Menariknya, ketertarikan Gen Z terhadap vinyl tidak selalu berkaitan dengan kualitas suara. Sekitar 40% pembeli piringan hitam di Amerika Serikat bahkan tidak memiliki pemutar vinyl. Bagi Gen Z, daya tarik utama vinyl justru terletak pada nilai estetika. Survei Vinyl Alliance menunjukkan 56% Gen Z menyukai vinyl karena tampilannya, sementara 37% menggunakannya sebagai dekorasi rumah.
Fenomena ini disebut sebagai “konsumsi simbolik”, di mana kepemilikan vinyl menjadi penanda apresiasi terhadap artis favorit. Album vinyl dipandang sebagai bentuk seni yang relatif terjangkau, sekaligus cara menunjukkan identitas dan selera musik.
Kebangkitan vinyl juga tak lepas dari peran musisi besar seperti Taylor Swift, yang memasarkan albumnya sebagai koleksi artistik dengan berbagai varian eksklusif. Lima album Swift masuk dalam daftar 10 album vinyl terlaris di AS tahun lalu. Varian-varian ini kerap dirancang sebagai bagian dari narasi visual, sehingga mendorong penggemar untuk mengoleksi lebih dari satu edisi.
Bagi sebagian anak muda, vinyl menjadi “trofi” dari musik yang mereka cintai dan dipajang di rumah atau dibagikan di media sosial. Banyak kolektor muda yang mengganti vinyl pajangan sesuai musim atau estetika ruangan, sementara sebagian lainnya sengaja menyimpan varian tertentu hanya sebagai karya seni, bukan untuk diputar.
Di sisi lain, Gen Z dikenal sebagai konsumen yang berbelanja secara lebih selektif.

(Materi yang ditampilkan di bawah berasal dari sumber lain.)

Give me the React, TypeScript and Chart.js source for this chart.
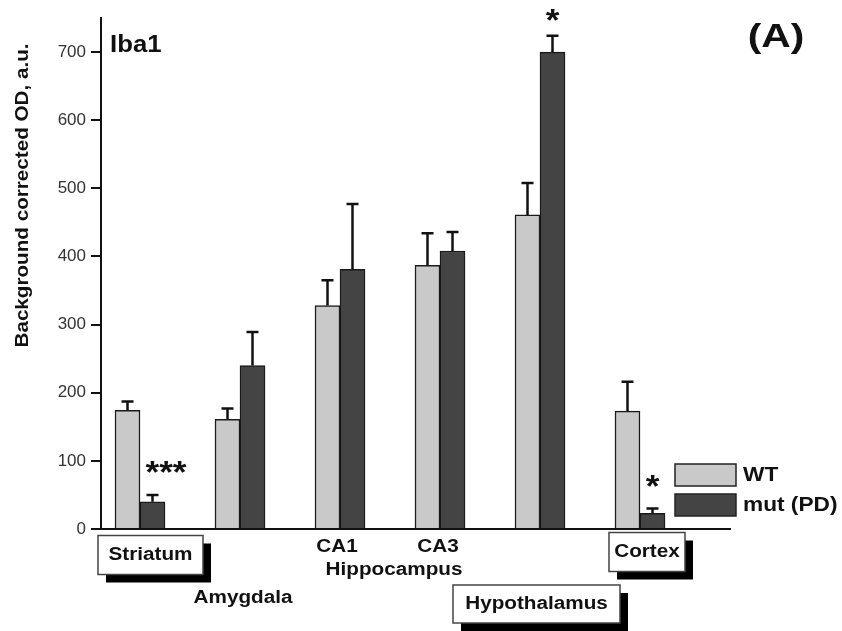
import React, { useEffect, useRef } from 'react';
import { Chart, registerables } from 'chart.js';

Chart.register(...registerables);

// ---------- data ----------
const categories = ['Striatum', 'Amygdala', 'CA1', 'CA3', 'Hypothalamus', 'Cortex'];
const categoryPositions = [1, 2, 3, 4, 5, 6];
const seriesNames = ['WT', 'mut (PD)'];
const wtValues = [174, 161, 328, 387, 461, 173];
const wtErrors = [13, 16, 37, 47, 47, 43];
const mutValues = [40, 240, 381, 408, 700, 23];
const mutErrors = [10, 49, 96, 28, 24, 7];
const yTickValues = [0, 100, 200, 300, 400, 500, 600, 700];
const significance = ['***', '', '', '', '*', '*'];
const significanceLevel = [94, 0, 0, 0, 757, 74];
const groupLabel = 'Hippocampus';
const markerName = 'Iba1';
const panelName = '(A)';
const yTitle = 'Background corrected OD, a.u.';

// ---------- styles ----------
const WT_COLOR = '#c9c9c9';
const MUT_COLOR = '#444444';
const INK = '#111111';
const FONT = '"Liberation Sans", Arial, Helvetica, sans-serif';

function drawText(
  ctx: CanvasRenderingContext2D,
  text: string,
  x: number,
  y: number,
  size: number,
  sx: number,
  align: CanvasTextAlign = 'center'
) {
  ctx.save();
  ctx.translate(x, y);
  ctx.scale(sx, 1);
  ctx.font = `bold ${size}px ${FONT}`;
  ctx.fillStyle = INK;
  ctx.textAlign = align;
  ctx.textBaseline = 'middle';
  ctx.fillText(text, 0, 0);
  ctx.restore();
}

function drawBoxLabel(
  ctx: CanvasRenderingContext2D,
  text: string,
  cx: number,
  cy: number,
  w: number,
  h: number
) {
  ctx.save();
  ctx.fillStyle = '#000';
  ctx.fillRect(cx - w / 2 + 8, cy - h / 2 + 8, w, h);
  ctx.fillStyle = '#fff';
  ctx.fillRect(cx - w / 2, cy - h / 2, w, h);
  ctx.strokeStyle = '#444';
  ctx.lineWidth = 1.5;
  ctx.strokeRect(cx - w / 2, cy - h / 2, w, h);
  ctx.restore();
  drawText(ctx, text, cx, cy, 18, 1.15);
}

const annotationPlugin = {
  id: 'annotations',
  afterDatasetsDraw(chart: any) {
    const ctx: CanvasRenderingContext2D = chart.ctx;
    const y = chart.scales.y;
    const errs = [wtErrors, mutErrors];
    const vals = [wtValues, mutValues];
    ctx.save();
    ctx.strokeStyle = INK;
    ctx.lineWidth = 2.5;
    for (let d = 0; d < 2; d++) {
      const meta = chart.getDatasetMeta(d);
      meta.data.forEach((el: any, i: number) => {
        const top = y.getPixelForValue(vals[d][i] + errs[d][i]);
        ctx.beginPath();
        ctx.moveTo(el.x, el.y);
        ctx.lineTo(el.x, top);
        ctx.moveTo(el.x - 6, top);
        ctx.lineTo(el.x + 6, top);
        ctx.stroke();
      });
    }
    ctx.restore();

    // significance marks, anchored on the mutant bar
    const mutMeta = chart.getDatasetMeta(1);
    significance.forEach((s, i) => {
      if (!s) return;
      const el: any = mutMeta.data[i];
      const cx = s.length > 1 ? el.x + el.width / 2 + 1 : el.x;
      const cy = y.getPixelForValue(significanceLevel[i]);
      ctx.save();
      ctx.translate(cx, cy + 18);
      ctx.scale(1.1, 1);
      ctx.font = `bold 32px ${FONT}`;
      ctx.fillStyle = INK;
      ctx.textAlign = 'center';
      ctx.textBaseline = 'alphabetic';
      ctx.fillText(s, 0, 0);
      ctx.restore();
    });
  },
  afterDraw(chart: any) {
    const ctx: CanvasRenderingContext2D = chart.ctx;
    const x = chart.scales.x;
    const area = chart.chartArea;
    const b = area.bottom;

    // y axis title
    ctx.save();
    ctx.translate(23, (area.top + area.bottom) / 2 - 78);
    ctx.rotate(-Math.PI / 2);
    ctx.scale(1.147, 1);
    ctx.font = `bold 18px ${FONT}`;
    ctx.fillStyle = INK;
    ctx.textAlign = 'center';
    ctx.textBaseline = 'middle';
    ctx.fillText(yTitle, 0, 0);
    ctx.restore();

    // marker name and panel letter
    drawText(ctx, markerName, area.left + 9, 46, 23, 1.12, 'left');
    drawText(ctx, panelName, 776, 38, 34, 1.2);

    // region labels
    drawBoxLabel(ctx, categories[0], x.getPixelForValue(1.105), b + 26, 105, 39);
    drawText(ctx, categories[1], x.getPixelForValue(2.03), b + 69, 18, 1.15);
    drawText(ctx, categories[2], x.getPixelForValue(2.97), b + 18, 18, 1.15);
    drawText(ctx, categories[3], x.getPixelForValue(3.98), b + 18, 18, 1.15);
    drawText(ctx, groupLabel, x.getPixelForValue(3.54), b + 41, 18, 1.15);
    drawBoxLabel(ctx, categories[4], x.getPixelForValue(4.965), b + 75, 167, 38);
    drawBoxLabel(ctx, categories[5], x.getPixelForValue(6.07), b + 23, 76, 39);

    // legend
    const colors = [WT_COLOR, MUT_COLOR];
    seriesNames.forEach((name, i) => {
      const ly = 464 + i * 30;
      ctx.save();
      ctx.fillStyle = colors[i];
      ctx.fillRect(675, ly, 61, 22);
      ctx.strokeStyle = '#222';
      ctx.lineWidth = 1.5;
      ctx.strokeRect(675, ly, 61, 22);
      ctx.restore();
      drawText(ctx, name, 743, ly + 11, 21, 1.08, 'left');
    });
  },
};

export default function App() {
  const ref = useRef<HTMLCanvasElement>(null);

  useEffect(() => {
    const canvas = ref.current;
    if (!canvas) return;
    const chart = new Chart(canvas, {
      type: 'bar',
      data: {
        datasets: [
          {
            label: seriesNames[0],
            data: categoryPositions.map((p, i) => ({ x: p, y: wtValues[i] })),
            backgroundColor: WT_COLOR,
            borderColor: '#1a1a1a',
            borderWidth: 1.5,
            barThickness: 25,
          },
          {
            label: seriesNames[1],
            data: categoryPositions.map((p, i) => ({ x: p, y: mutValues[i] })),
            backgroundColor: MUT_COLOR,
            borderColor: '#1a1a1a',
            borderWidth: 1.5,
            barThickness: 25,
          },
        ],
      },
      options: {
        responsive: false,
        animation: false,
        devicePixelRatio: 1,
        layout: { padding: { left: 8, right: 112, top: 18, bottom: 0 } },
        plugins: {
          legend: { display: false },
          tooltip: { enabled: false },
        },
        scales: {
          x: {
            type: 'linear',
            min: 0.61,
            max: 6.9,
            offset: false,
            grid: { display: false, drawTicks: false },
            ticks: { display: false },
            border: { display: true, color: INK, width: 2 },
            afterFit: (s: any) => {
              s.height = 102;
            },
          },
          y: {
            min: 0,
            max: 750,
            afterBuildTicks: (s: any) => {
              s.ticks = yTickValues.map((v) => ({ value: v }));
            },
            grid: {
              display: true,
              drawOnChartArea: false,
              drawTicks: true,
              tickLength: 10,
              color: INK,
              lineWidth: 2,
            },
            border: { display: true, color: INK, width: 2 },
            ticks: {
              padding: 5,
              color: '#333',
              font: { family: FONT, size: 17 },
            },
            afterFit: (s: any) => {
              s.width = 93;
            },
          },
        },
      },
      plugins: [annotationPlugin],
    } as any);
    return () => chart.destroy();
  }, []);

  return (
    <div style={{ position: 'absolute', left: 0, top: 0, width: 842, height: 631, background: '#fff' }}>
      <canvas ref={ref} width={842} height={631} style={{ display: 'block', width: 842, height: 631 }} />
    </div>
  );
}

Harga vinyl baru rata-rata mencapai US$33 dan bisa melonjak hingga US$70 untuk edisi terbatas. Hal ini mendorong mereka berburu harga terbaik, termasuk berbelanja di toko musik lokal atau pasar barang bekas. Selain lebih hemat, membeli vinyl bekas juga dianggap lebih berkelanjutan dan memiliki nilai sentimental tersendiri.
Tren ini menunjukkan bahwa bagi Gen Z, vinyl bukan sekadar media musik, melainkan juga objek koleksi, dekorasi, dan simbol gaya hidup. Perpaduan antara estetika, identitas diri, dan kesadaran berbelanja menjadi faktor utama yang terus menggerakkan pasar piringan hitam.